AIM: Do not include the pictures; repeat the rest of the data exactly.

# # # #

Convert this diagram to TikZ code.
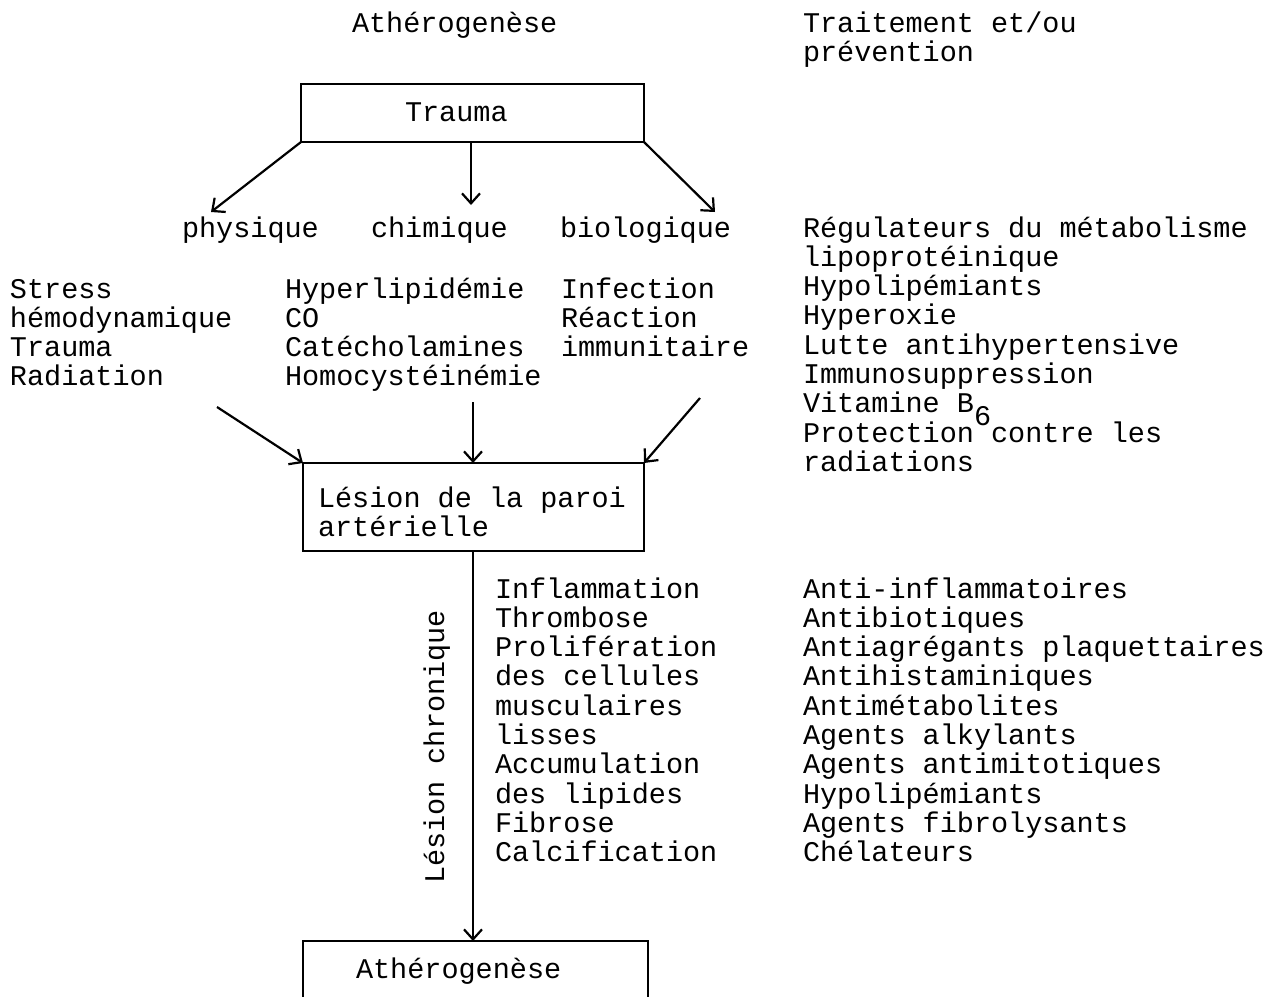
\documentclass[tikz,border=0pt]{standalone}
\usepackage{fontspec}
\setmainfont{Liberation Mono}
\usetikzlibrary{arrows.meta}

\begin{document}
\begin{tikzpicture}[x=0.5pt, y=-0.5pt,
		font=\fontsize{14.25pt}{14.65pt}\selectfont,
		txt/.style={anchor=base west, inner sep=0pt, outer sep=0pt, align=flush left},
		boite/.style={draw, line width=1.1pt, anchor=base west, outer sep=0pt, inner ysep=0pt, align=flush left},
		fleche/.style={line width=1.1pt, -{Straight Barb[length=5pt, width=9pt]}}]
		\useasboundingbox (0,0) rectangle (1276,997);
		\clip (0,0) rectangle (1276,997);

		% titres
		\node[txt] (titre) at (352,32) {Athérogenèse};
		\node[txt, text width=150pt] (traitement) at (803,32) {Traitement et/ou\\prévention};

		% cadres
		\node[boite, inner xsep=52pt, text width=67.5pt, text height=18.5pt, text depth=10.5pt] (trauma) at (301,121) {Trauma};
		\node[boite, inner xsep=7.5pt, text width=155.5pt, text height=22pt, text depth=22pt] (lesion) at (303,507) {Lésion de la paroi\\artérielle};
		\node[boite, inner xsep=26.5pt, text width=119.5pt, text height=18.5pt, text depth=20pt] (athero) at (303,978) {Athérogenèse};

		% types de trauma
		\node[txt] (physique) at (182,237) {physique};
		\node[txt] (chimique) at (371,237) {chimique};
		\node[txt] (biologique) at (560,237) {biologique};

		\node[txt, text width=130pt] (causephys) at (10,298) {Stress\\hémodynamique\\Trauma\\Radiation};
		\node[txt, text width=135pt] (causechim) at (285,298) {Hyperlipidémie\\CO\\Catécholamines\\Homocystéinémie};
		\node[txt, text width=110pt] (causebio) at (561,298) {Infection\\Réaction\\immunitaire};

		\node[txt, text width=234pt] (prevention) at (803,237) {Régulateurs du métabolisme\\lipoprotéinique\\Hypolipémiants\\Hyperoxie\\Lutte antihypertensive\\Immunosuppression\\Vitamine B\raisebox{-6.5pt}[0pt][0pt]{6}\\Protection contre les\\radiations};

		% lesion chronique
		\node[txt, text width=130pt] (processus) at (495,598) {Inflammation\\Thrombose\\Prolifération\\des cellules\\musculaires\\lisses\\Accumulation\\des lipides\\Fibrose\\Calcification};
		\node[txt, text width=234pt] (traitements) at (803,598) {Anti-inflammatoires\\Antibiotiques\\Antiagrégants plaquettaires\\Antihistaminiques\\Antimétabolites\\Agents alkylants\\Agents antimitotiques\\Hypolipémiants\\Agents fibrolysants\\Chélateurs};
		\node[rotate=90, anchor=base, inner sep=0pt] (chronique) at (444,747) {Lésion chronique};

		% fleches
		\coordinate (pe) at (211,212);
		\coordinate (ce) at (471,205);
		\coordinate (be) at (715,212);
		\coordinate (ls) at (217,407);
		\coordinate (ms) at (473,402);
		\coordinate (rs) at (700,398);

		\draw[fleche] (trauma.south west) -- (pe);
		\draw[fleche] (trauma.south -| ce) -- (ce);
		\draw[fleche] (trauma.south east) -- (be);

		\draw[fleche] (ls) -- (lesion.north west);
		\draw[fleche] (ms) -- (ms |- lesion.north);
		\draw[fleche] (rs) -- (lesion.north east);

		\draw[fleche] (lesion.south -| ms) -- (ms |- athero.north);

	\end{tikzpicture}
\end{document}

# # # #

SOLUTION FOR THIS EXERCISE:
Convert this diagram to TikZ code.
\documentclass[tikz,border=0pt]{standalone}
\usepackage{fontspec}
\setmainfont{Liberation Mono}
\usetikzlibrary{arrows.meta}

\begin{document}
\begin{tikzpicture}[x=0.5pt, y=-0.5pt,
		font=\fontsize{14.25pt}{14.65pt}\selectfont,
		txt/.style={anchor=base west, inner sep=0pt, outer sep=0pt, align=flush left},
		boite/.style={draw, line width=1.1pt, anchor=base west, outer sep=0pt, inner ysep=0pt, align=flush left},
		fleche/.style={line width=1.1pt, -{Straight Barb[length=5pt, width=9pt]}}]
		\useasboundingbox (0,0) rectangle (1276,997);
		\clip (0,0) rectangle (1276,997);

		% titres
		\node[txt] (titre) at (352,32) {Athérogenèse};
		\node[txt, text width=150pt] (traitement) at (803,32) {Traitement et/ou\\prévention};

		% cadres
		\node[boite, inner xsep=52pt, text width=67.5pt, text height=18.5pt, text depth=10.5pt] (trauma) at (301,121) {Trauma};
		\node[boite, inner xsep=7.5pt, text width=155.5pt, text height=22pt, text depth=22pt] (lesion) at (303,507) {Lésion de la paroi\\artérielle};
		\node[boite, inner xsep=26.5pt, text width=119.5pt, text height=18.5pt, text depth=20pt] (athero) at (303,978) {Athérogenèse};

		% types de trauma
		\node[txt] (physique) at (182,237) {physique};
		\node[txt] (chimique) at (371,237) {chimique};
		\node[txt] (biologique) at (560,237) {biologique};

		\node[txt, text width=130pt] (causephys) at (10,298) {Stress\\hémodynamique\\Trauma\\Radiation};
		\node[txt, text width=135pt] (causechim) at (285,298) {Hyperlipidémie\\CO\\Catécholamines\\Homocystéinémie};
		\node[txt, text width=110pt] (causebio) at (561,298) {Infection\\Réaction\\immunitaire};

		\node[txt, text width=234pt] (prevention) at (803,237) {Régulateurs du métabolisme\\lipoprotéinique\\Hypolipémiants\\Hyperoxie\\Lutte antihypertensive\\Immunosuppression\\Vitamine B\raisebox{-6.5pt}[0pt][0pt]{6}\\Protection contre les\\radiations};

		% lesion chronique
		\node[txt, text width=130pt] (processus) at (495,598) {Inflammation\\Thrombose\\Prolifération\\des cellules\\musculaires\\lisses\\Accumulation\\des lipides\\Fibrose\\Calcification};
		\node[txt, text width=234pt] (traitements) at (803,598) {Anti-inflammatoires\\Antibiotiques\\Antiagrégants plaquettaires\\Antihistaminiques\\Antimétabolites\\Agents alkylants\\Agents antimitotiques\\Hypolipémiants\\Agents fibrolysants\\Chélateurs};
		\node[rotate=90, anchor=base, inner sep=0pt] (chronique) at (444,747) {Lésion chronique};

		% fleches
		\coordinate (pe) at (211,212);
		\coordinate (ce) at (471,205);
		\coordinate (be) at (715,212);
		\coordinate (ls) at (217,407);
		\coordinate (ms) at (473,402);
		\coordinate (rs) at (700,398);

		\draw[fleche] (trauma.south west) -- (pe);
		\draw[fleche] (trauma.south -| ce) -- (ce);
		\draw[fleche] (trauma.south east) -- (be);

		\draw[fleche] (ls) -- (lesion.north west);
		\draw[fleche] (ms) -- (ms |- lesion.north);
		\draw[fleche] (rs) -- (lesion.north east);

		\draw[fleche] (lesion.south -| ms) -- (ms |- athero.north);

	\end{tikzpicture}
\end{document}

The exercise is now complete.